The first is The Dusty Bookcase, “A Very Casual Exploration of the Dominion’s Suppressed, Ignored and Forgotten” (no Oxford commas for Mr. Busby, apparently). It’s a remarkably fun look at books and writers from Canada’s past that have more or less been lost to all but those troubled few who rummage through the scrapheap of literary history. What I thought I knew about the history of Canadian publishing has been completely turned on its head by this blog, and it only makes the outright snobbishness of our literary lights (we don’t produce mass market pulp here, no sir, our publishing stars are all Literary writers, with a capital “L”) all the more disgraceful. The Dusty Bookcase is a must read for anyone interested in what has come before us—the entries on Harlequin alone make digging through the archives more than worth it. I should point out that this blog was brought to my attention by a post Daniel Wells made on the CNQ blog.

The second blog I discovered by way of The Dusty Bookcase. Caustic Cover Critic is maintained (if I understand things right) by Australian writer/editor/book designer (?) JRS Morrison. The blog not only features book covers from a variety of countries in an astonishing array of styles and genres, but Morrison also provides great, meaty histories and commentary regarding the evolution of cover art and the work of specific designers. He’s also managed to get some book designers to speak about their work and process, including David Drummond, who designed Dead Man’s Float by Nicholas Maes, a book I wrote about back in January 2008, and originally only picked up because of its cover.

Speaking of book covers, if anyone over at Capuchin Classics wants to send me some review copies of their absolutely gorgeous books, I’d be more than happy to write about them. Wink, wink. Nudge, nudge. Knowhatimean, saynomore, saynomore.


Writer. Editor. Critic.


  1. August, really nice to see you back and in fine form. Unfortunately I wasn’t following you on Twitter and did think something (a dragon?) may have been responsible.
    I hope you are feeling better. Hang in there.

  2. Thanks, dude. I still don’t feel all that hot, but I figure if I don’t start doing things again, I never will.

  3. The head swells and the face reddens – though I should point out that I am male… a married male , at that. So, you see. “Mrs. Busby” is my wife (who does not contribute to the blog). That said, I once took first place in a Halloween contest while dressed in drag. At the time, two of the judges maintained that they’d thought I was, in fact, a woman. Age has since robbed me of my girlish figure.
    I’m pleased you enjoy the blog.

  4. Oh my. That was a 3 AM failure of proof-reading, I’m afraid, not genuine confusion about the gender of a blogger named “Brian”. I’ll fix it as soon as I get home from work.
    Congratulations on first prize! I don’t have the legs for drag.

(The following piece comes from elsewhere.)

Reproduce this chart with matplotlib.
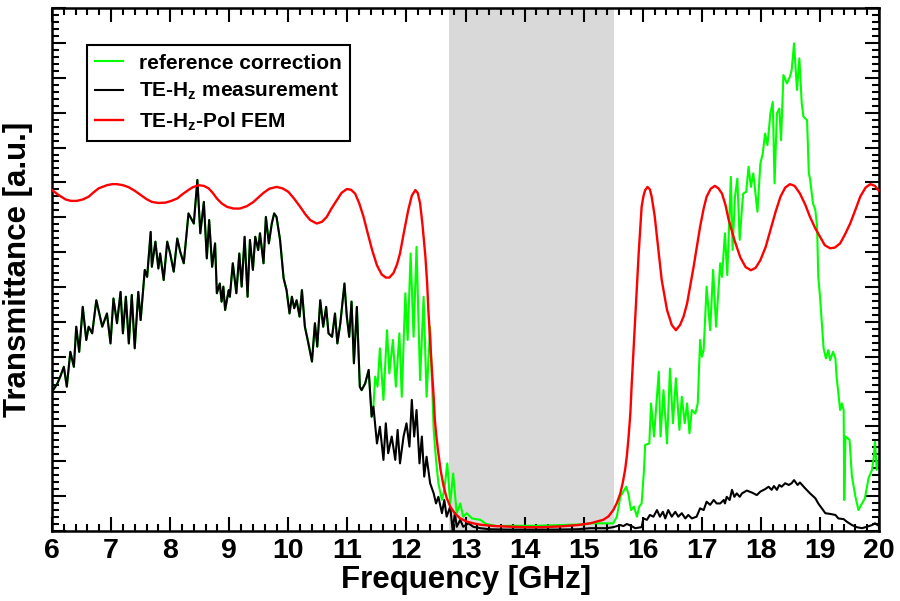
import numpy as np
import matplotlib
matplotlib.use('Agg')
import matplotlib.pyplot as plt
from matplotlib.ticker import MultipleLocator

plt.rcParams['font.family'] = ['Liberation Sans', 'DejaVu Sans']
plt.rcParams['font.weight'] = 'bold'
plt.rcParams['mathtext.fontset'] = 'custom'
plt.rcParams['mathtext.bf'] = 'Liberation Sans:bold'
plt.rcParams['mathtext.rm'] = 'Liberation Sans:bold'
plt.rcParams['mathtext.default'] = 'bf'

black_x = [6.00, 6.09, 6.14, 6.20, 6.25, 6.31, 6.37, 6.41, 6.46, 6.52, 6.58, 6.62, 6.68, 6.75, 6.85,
           6.93, 6.99, 7.04, 7.10, 7.16, 7.20, 7.25, 7.30, 7.35, 7.40, 7.46, 7.50, 7.57, 7.61, 7.67,
           7.69, 7.75, 7.80, 7.83, 7.89, 7.95, 8.00, 8.06, 8.12, 8.17, 8.23, 8.31, 8.40, 8.46, 8.51,
           8.57, 8.62, 8.66, 8.71,
           8.76, 8.79, 8.84, 8.87, 8.90, 8.93, 8.99, 9.01, 9.06, 9.12, 9.17, 9.21, 9.26, 9.31, 9.35,
           9.40, 9.44, 9.49, 9.52, 9.58, 9.62, 9.67, 9.72, 9.76, 9.80, 9.86, 9.92, 9.97, 10.02, 10.06,
           10.10, 10.14, 10.19, 10.23, 10.28, 10.34, 10.40, 10.45, 10.49, 10.54, 10.59, 10.64, 10.68,
           10.74, 10.79, 10.83, 10.88, 10.95, 10.99, 11.03, 11.07, 11.11, 11.16, 11.21,
           11.24, 11.30, 11.36, 11.41, 11.44, 11.50, 11.55, 11.61, 11.65, 11.69, 11.75, 11.81, 11.85,
           11.89, 11.95, 12.00, 12.05, 12.09, 12.13, 12.17, 12.22, 12.26, 12.30, 12.34, 12.40, 12.46,
           12.50, 12.54, 12.60, 12.64, 12.68, 12.74, 12.78, 12.82, 12.85, 12.91, 12.96, 13.05, 13.13,
           13.25, 13.40, 13.70, 14.00, 14.50, 14.90,
           15.11, 15.39, 15.50, 15.62, 15.67, 15.73, 15.81, 15.87, 15.98, 16.01, 16.07, 16.12, 16.18,
           16.24, 16.29, 16.34, 16.38, 16.43, 16.49, 16.55, 16.60, 16.66, 16.72, 16.77, 16.83, 16.91,
           16.97, 17.03, 17.08, 17.14, 17.20, 17.25,
           17.31, 17.37, 17.39, 17.42, 17.47, 17.51, 17.55, 17.59, 17.64, 17.68, 17.76, 17.85, 17.93,
           17.99, 18.07, 18.13, 18.18, 18.22, 18.27, 18.31, 18.35, 18.41, 18.47, 18.52, 18.56, 18.62,
           18.66, 18.75, 18.83, 18.92, 18.97, 19.03, 19.09, 19.17, 19.26, 19.31, 19.40, 19.45, 19.54,
           19.62, 19.71, 19.79, 19.88, 19.93, 20.00]
black_y = [3.99, 4.23, 4.43, 4.71, 4.14, 5.14, 4.71, 5.86, 5.14, 6.43, 5.48, 5.86, 5.67, 6.62, 5.86,
           6.24, 5.38, 6.67, 5.96, 6.86, 5.67, 6.72, 5.38, 6.77, 5.24, 6.86, 6.05, 7.49, 7.29, 8.58,
           7.58, 8.30, 7.53, 7.96, 7.20, 8.30, 7.96, 7.44, 8.39, 8.01, 7.68, 9.11, 8.82, 10.07, 8.54,
           9.44, 7.82, 8.92, 7.58,
           8.25, 6.82, 7.10, 6.58, 7.01, 6.34, 6.91, 6.72, 7.68, 6.82, 7.96, 7.01, 8.44, 6.72, 8.35,
           7.49, 8.44, 8.06, 8.54, 7.68, 9.01, 8.25, 8.82, 9.11, 9.01, 8.35, 7.25, 6.91, 6.24, 6.72,
           6.39, 6.62, 6.15, 6.91, 5.86, 5.38, 4.86, 5.96, 5.29, 6.62, 5.86, 6.43, 5.67,
           5.57, 6.24, 5.38, 5.96, 7.10, 6.15, 5.57, 6.58, 4.81, 6.43, 4.14,
           4.04, 4.23, 4.62, 3.28, 3.57, 2.51, 2.99, 2.04, 3.09, 2.23, 2.71, 2.04, 2.90,
           1.94, 2.71, 3.09, 2.42, 3.76, 2.71, 3.47, 1.94, 2.71, 1.56, 2.13, 1.37, 1.08,
           0.79, 0.98, 0.51, 0.89, 0.41, 0.70, 0.03, 0.51, 0.12, 0.32, 0.12, 0.22, 0.12,
           0.08, 0.05, 0.04, 0.04, 0.04, 0.05,
           0.08, 0.08, 0.11, 0.17, 0.14, 0.20, 0.14, 0.08, 0.11, 0.36, 0.32, 0.46, 0.41,
           0.60, 0.41, 0.55, 0.36, 0.60, 0.41, 0.55, 0.41, 0.51, 0.36, 0.46, 0.36, 0.41,
           0.65, 0.60, 0.84, 0.75, 0.89, 0.79,
           0.79, 0.89, 0.79, 0.98, 0.89, 1.18, 0.98, 1.08, 0.98, 1.08, 1.16, 1.10, 1.03,
           1.13, 1.20, 1.27, 1.18, 1.29, 1.18, 1.32, 1.27, 1.37, 1.32, 1.37, 1.46, 1.32,
           1.39, 1.22, 1.08, 0.94, 0.79, 0.65, 0.51, 0.49, 0.46, 0.36, 0.34, 0.27, 0.17,
           0.11, 0.08, 0.12, 0.17, 0.22, 0.14]

# reference corrected curve, identical to the measurement below 11.46 GHz
green_x = [11.47, 11.51, 11.55, 11.61, 11.67, 11.71, 11.77, 11.82, 11.88, 11.92, 11.98, 12.02, 12.07,
           12.12, 12.17, 12.23, 12.29, 12.34, 12.40, 12.46, 12.50, 12.54, 12.60, 12.64, 12.69, 12.74,
           12.79, 12.85, 12.91, 12.96, 13.02, 13.11, 13.25, 13.35, 13.53, 13.80, 14.20, 14.60, 15.00,
           15.11, 15.50, 15.56, 15.62, 15.67, 15.72, 15.76, 15.80, 15.85, 15.90, 15.94, 15.98, 16.02,
           16.04, 16.11, 16.14, 16.19, 16.27, 16.30, 16.35, 16.41, 16.46, 16.51, 16.56, 16.62, 16.66,
           16.71, 16.75, 16.79, 16.83, 16.89, 16.93, 16.97, 17.00, 17.03, 17.08, 17.14, 17.19, 17.24,
           17.31, 17.34, 17.39, 17.43, 17.49, 17.52, 17.56, 17.60, 17.64, 17.68, 17.70, 17.75, 17.79,
           17.83, 17.87, 17.90, 17.94, 17.99, 18.03, 18.07, 18.11, 18.16, 18.20, 18.23, 18.27, 18.31,
           18.34, 18.38, 18.44, 18.49, 18.52, 18.56, 18.61, 18.65, 18.69, 18.72, 18.78, 18.81, 18.83,
           18.88, 18.92, 18.95, 18.97, 19.00, 19.03, 19.06, 19.10, 19.14, 19.17, 19.22, 19.26, 19.28,
           19.34, 19.37, 19.40, 19.41, 19.43, 19.47, 19.50, 19.54, 19.60, 19.65, 19.71, 19.76, 19.82,
           19.88, 19.91, 19.93, 19.96, 20.00]
green_y = [4.43, 4.14, 5.24, 3.76, 5.76, 4.52, 5.48, 4.14, 5.67, 3.85, 6.82, 5.48, 7.96,
           5.57, 8.15, 4.33, 6.72, 3.85, 5.86, 2.90, 2.04, 1.37, 0.89, 1.18, 1.94, 0.79,
           1.65, 0.51, 0.79, 0.41, 0.51, 0.36, 0.32, 0.20, 0.14, 0.15, 0.15, 0.17, 0.19,
           0.22, 0.22, 0.41, 0.98, 1.13, 1.27, 1.03, 0.60, 0.70, 0.41, 0.70, 0.79, 1.75,
           2.47, 2.51, 3.66, 2.71, 4.57, 2.71, 4.04, 2.51, 4.66, 3.09, 4.38, 2.90, 3.85,
           3.09, 3.66, 2.80, 3.47, 3.37, 3.66, 5.48, 5.00, 5.19, 7.01, 5.76, 7.49, 5.86,
           7.68, 7.29, 8.54, 7.34, 10.16, 8.06, 9.59, 10.11, 8.35, 9.30, 9.68, 9.73, 10.45,
           9.87, 10.26, 9.78, 9.16, 10.54, 10.83, 11.40, 11.07, 11.98, 12.31, 9.97, 11.98, 12.12,
           11.21, 13.08, 12.84, 13.03, 13.22, 13.99, 12.65, 13.56, 12.27, 11.88, 11.79, 10.26, 10.11,
           9.40, 9.21, 8.73, 7.29, 6.72, 5.96, 5.24, 4.95, 5.19, 4.90, 5.14, 4.95, 4.43,
           3.47, 3.66, 3.47, 0.89, 2.71, 2.66, 2.61, 1.56, 0.98, 0.60, 0.79, 0.94, 1.51,
           1.75, 2.13, 2.56, 1.75, 2.08]

# FEM simulation TE-Hz-Pol
fem_x = [6.00, 6.11, 6.23, 6.32, 6.42, 6.52, 6.62, 6.70, 6.79, 6.93, 7.02, 7.10, 7.20, 7.30,
         7.40, 7.50, 7.60, 7.69, 7.80, 7.92, 8.02, 8.12, 8.20, 8.29, 8.38, 8.48, 8.57, 8.65,
         8.72, 8.79, 8.87, 8.96, 9.07, 9.18, 9.30, 9.41, 9.50, 9.58, 9.68, 9.80, 9.90, 10.00,
         10.10, 10.20, 10.29, 10.37, 10.48, 10.57, 10.65, 10.73, 10.82, 10.90, 10.99, 11.06,
         11.13, 11.20, 11.27, 11.35, 11.42, 11.50, 11.58, 11.65, 11.71, 11.78, 11.84, 11.89,
         11.96, 12.03, 12.09, 12.15, 12.19, 12.23, 12.27, 12.32, 12.35, 12.37, 12.40, 12.43,
         12.46, 12.48, 12.51, 12.54, 12.58, 12.63, 12.68, 12.74, 12.82, 12.91, 13.02, 13.13,
         13.25, 13.50, 13.80, 14.00, 14.30, 14.60, 14.90, 15.11, 15.33, 15.42, 15.50, 15.56,
         15.62, 15.66, 15.70, 15.73, 15.76, 15.79, 15.81, 15.84, 15.87, 15.90, 15.93, 15.96,
         15.98, 16.01, 16.04, 16.08, 16.12, 16.15, 16.20, 16.24, 16.32, 16.41, 16.49, 16.56,
         16.63, 16.69, 16.75, 16.80, 16.86, 16.92, 16.97, 17.03, 17.08, 17.15, 17.22, 17.28,
         17.34, 17.40, 17.45, 17.55, 17.65, 17.74, 17.83, 17.91, 17.99, 18.08, 18.16, 18.25,
         18.33, 18.41, 18.49, 18.57, 18.66, 18.75, 18.83, 18.92, 19.00, 19.08, 19.17, 19.25,
         19.34, 19.42, 19.51, 19.60, 19.68, 19.77, 19.85, 19.93, 20.00]
fem_y = [9.78, 9.64, 9.51, 9.47, 9.47, 9.51, 9.59, 9.71, 9.83, 9.92, 9.95, 9.95, 9.92, 9.86,
         9.76, 9.64, 9.52, 9.44, 9.41, 9.42, 9.47, 9.54, 9.65, 9.76, 9.86, 9.92, 9.90, 9.83,
         9.70, 9.54, 9.40, 9.30, 9.25, 9.25, 9.32, 9.44, 9.58, 9.70, 9.82, 9.87, 9.83, 9.73,
         9.53, 9.30, 9.08, 8.92, 8.82, 8.87, 9.01, 9.25, 9.49, 9.70, 9.81, 9.79,
         9.68, 9.40, 9.03, 8.50, 8.05, 7.62, 7.36, 7.27, 7.27, 7.40, 7.65, 7.96,
         8.60, 9.21, 9.62, 9.78, 9.70, 9.40, 8.80, 7.87, 7.10, 6.34, 5.45, 4.62,
         3.85, 3.18, 2.65, 2.23, 1.72, 1.27, 0.95, 0.70, 0.50, 0.36, 0.27, 0.22,
         0.18, 0.14, 0.12, 0.11, 0.11, 0.13, 0.17, 0.22, 0.32, 0.42, 0.60, 0.80,
         1.08, 1.38, 1.75, 2.15, 2.71, 3.40, 4.14, 5.10, 6.05, 7.00, 7.96, 8.75,
         9.30, 9.60, 9.78, 9.87, 9.80, 9.59, 9.05, 8.44, 7.20, 6.34, 5.91, 5.76,
         5.91, 6.15, 6.53, 7.00, 7.58, 8.20, 8.73, 9.25, 9.59, 9.82, 9.90, 9.83,
         9.68, 9.35, 8.95, 8.35, 7.85, 7.57, 7.48, 7.55, 7.77, 8.15, 8.63, 9.17,
         9.59, 9.85, 9.95, 9.90, 9.68, 9.36, 9.01, 8.68, 8.44, 8.20, 8.11, 8.13,
         8.25, 8.50, 8.82, 9.22, 9.59, 9.85, 9.95, 9.90, 9.75]

band_gap = (12.72, 15.52)

# green equals the measurement up to where the correction starts
bx = np.array(black_x)
by = np.array(black_y)
pre = bx < green_x[0]
ref_x = np.concatenate([bx[pre], green_x])
ref_y = np.concatenate([by[pre], green_y])

fig = plt.figure(figsize=(9, 6.01), dpi=100)
ax = fig.add_axes([0.0578, 0.1165, 0.919, 0.870])

ax.axvspan(band_gap[0], band_gap[1], color='#d9d9d9', lw=0, zorder=0)
ax.plot(ref_x, ref_y, color='#00ff00', lw=1.5, label='reference correction', zorder=2)
ax.plot(bx, by, color='black', lw=1.5, label='TE-H$_z$ measurement', zorder=3)
ax.plot(fem_x, fem_y, color='#ff0000', lw=1.7, label='TE-H$_z$-Pol FEM', zorder=4)

ax.set_xlim(6, 20)
ax.set_ylim(0, 15)
ax.xaxis.set_major_locator(MultipleLocator(1))
ax.xaxis.set_minor_locator(MultipleLocator(0.2))
ax.yaxis.set_major_locator(MultipleLocator(1))
ax.yaxis.set_minor_locator(MultipleLocator(0.2))
ax.tick_params(which='both', direction='in', top=True, right=True, width=1.5)
ax.tick_params(which='major', length=10)
ax.tick_params(which='minor', length=5)
ax.tick_params(axis='x', labelsize=20.5, pad=5)
ax.tick_params(axis='y', labelleft=False)
for lab in ax.get_xticklabels():
    lab.set_fontweight('bold')
for sp in ax.spines.values():
    sp.set_linewidth(1.8)

ax.set_xlabel('Frequency [GHz]', fontsize=22.5, fontweight='bold', labelpad=1)
ax.set_ylabel('Transmittance [a.u.]', fontsize=22.5, fontweight='bold', labelpad=10)

leg = ax.legend(loc='upper left', bbox_to_anchor=(0.042, 0.929), borderaxespad=0,
                prop={'weight': 'bold', 'size': 15}, fancybox=False,
                framealpha=1, edgecolor='black', handlelength=1.35, handletextpad=0.75,
                labelspacing=0.4, borderpad=0.4)
leg.get_frame().set_linewidth(1.5)

fig.savefig('out.png', dpi=100)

  5. Really? I link to Jezebel about a story that is also simultaneously picked up by CNN, MSNBC and finally even the Times, and my classiness is picked out for besmirching? I’m strangely honored.

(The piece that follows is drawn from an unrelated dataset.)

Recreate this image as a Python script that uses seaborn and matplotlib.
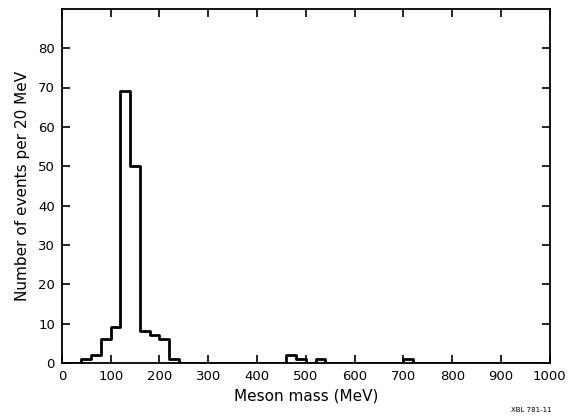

  6. This is perhaps old-fashioned of me, but I expect better of the Globe.
    When I first heard that the Globe and Mail was putting most of its books coverage online, I saw tremendous potential, and hoped that it would lead to a return to actual books journalism. Longer, more thoughtful reviews, real reporting on actual issues that affect readers, publishers, and writers, and maybe some increased attention to indie writers and publishers.
    Instead, though the reviews have stayed more or less the same, what we got were more opportunities for our most famous and most overrated writer to have her picture passed around, a handful of largely irrelevant and mostly juvenile humour pieces, and second-hand reporting on stories already run on blogs, where they had been dealt with earlier–sometimes much earlier–and with greater depth.
    I said from the beginning that if the Globe was going to do this ‘online thing’, it should take the time and effort to do it right, or it would simply be a waste. So yeah, when something like this runs in the Globe, it’s the Globe I’m going to focus on, regardless of where else it comes from.